Mendoza’s struggles would continue in the third, though. The White Sox opened the inning with four straight hits, scoring two runs. A Norton sacrifice fly added another, and just like that the game was tied. Joe Torre would go to the bullpen after that, ending Mendoza’s day with five runs allowed on nine hits in just three innings. Willie Banks replace him, but he promptly allowed a three-run homer to Albert Belle in the fourth, putting the Yankees back in a hole.

In the fifth, the Yankees got one of those runs back. A Knoblauch hit and yet another White Sox error allowed for the Yankee second baseman to get in position to score on Williams’ second hit of the day — a single. Williams would be in the middle of the action again in the sixth, when the seesaw went back in the Yankees’ favor.

With two outs in the inning, the Yankees had two on when O’Neill stepped to the plate. He doubled to left, scoring a run and setting the Yankees up with two runners in scoring position. It also brought Bernie back to the plate. He drilled a pitch to deep center field that sent Chicago center fielder Mike Cameron back and back. The ball eventually turned Cameron around and it bounced off the wall. Two runs scored and Williams raced all the way to third for a triple. Just like that, the Yankees led again.

At that point, Torre turned to Jeff Nelson for the seventh. While he had been involved in the Orioles brawl the week prior, the suspensions for the incident had been staggered, and this was set to be Nelson’s last game before it began the next day. His appearance didn’t start ideally, as he allowed a triple to Ray Durham when Williams couldn’t corral a deep fly ball and went crashing into the outfield wall. Caruso immediately singled him home and the game was tied again.

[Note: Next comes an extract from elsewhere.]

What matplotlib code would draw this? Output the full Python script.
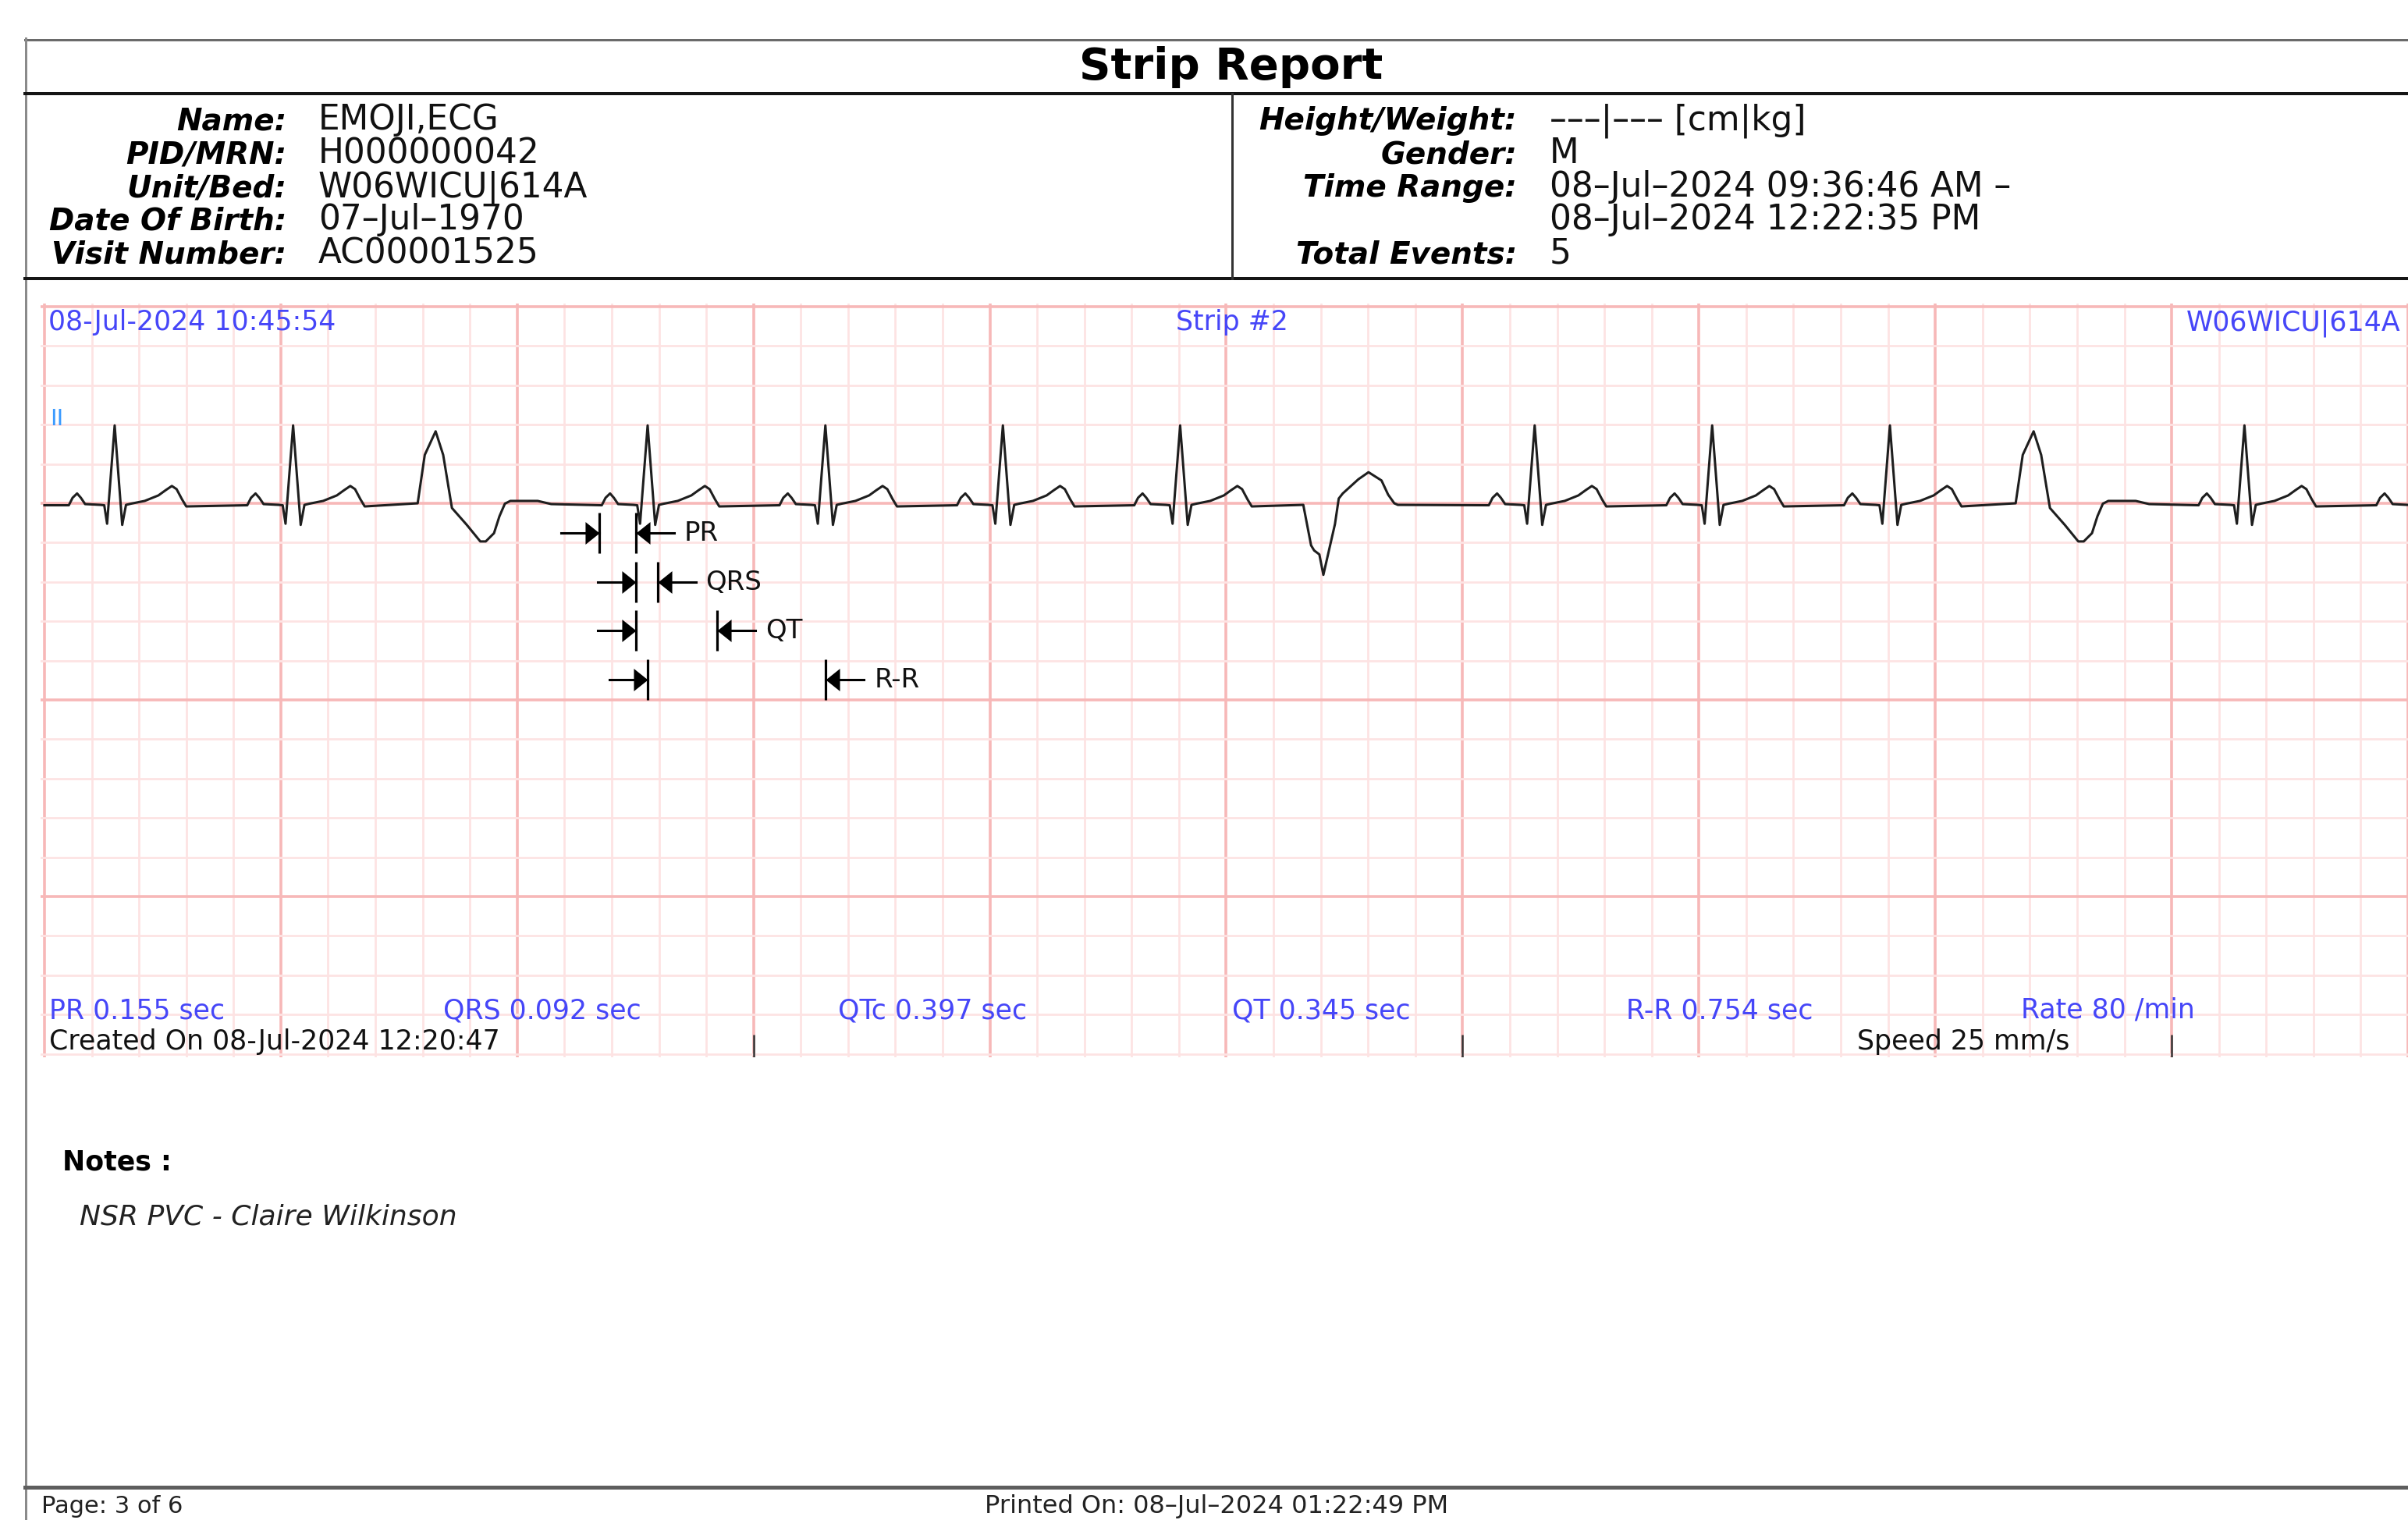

Nelson came back out for the seventh, but things really got away from him there. While he got one out to start the inning, Cameron reached on a triple, after which Nelson lost the zone. He walked the next batter before a Jorge Posada passed ball led to a run that put the White Sox in front. A double by Durham and a run-scoring wild pitch from Nelson led to him getting pulled mid-inning and Chicago adding to their lead. In the 1.2 innings Nelson pitched, he allowed four runs on four hits, three walks, a wild pitch, and a passed ball. His outing was so iffy that after the game, Torre theorized that the suspension “might be coming at a good time for him.”

For as good as the Yankees’ offense had been all day, those runs ended up being a bridge too far. White Sox pitching retired the last six Yankees in order to seal a 12-9 win. Bernie Williams made the last out of the eighth and finished a double short of the cycle. For the day, he went 3-for-5 with five RBI.

May 27th was definitely a day to forget for the 1998 Yankees, but luckily there weren’t too many like those.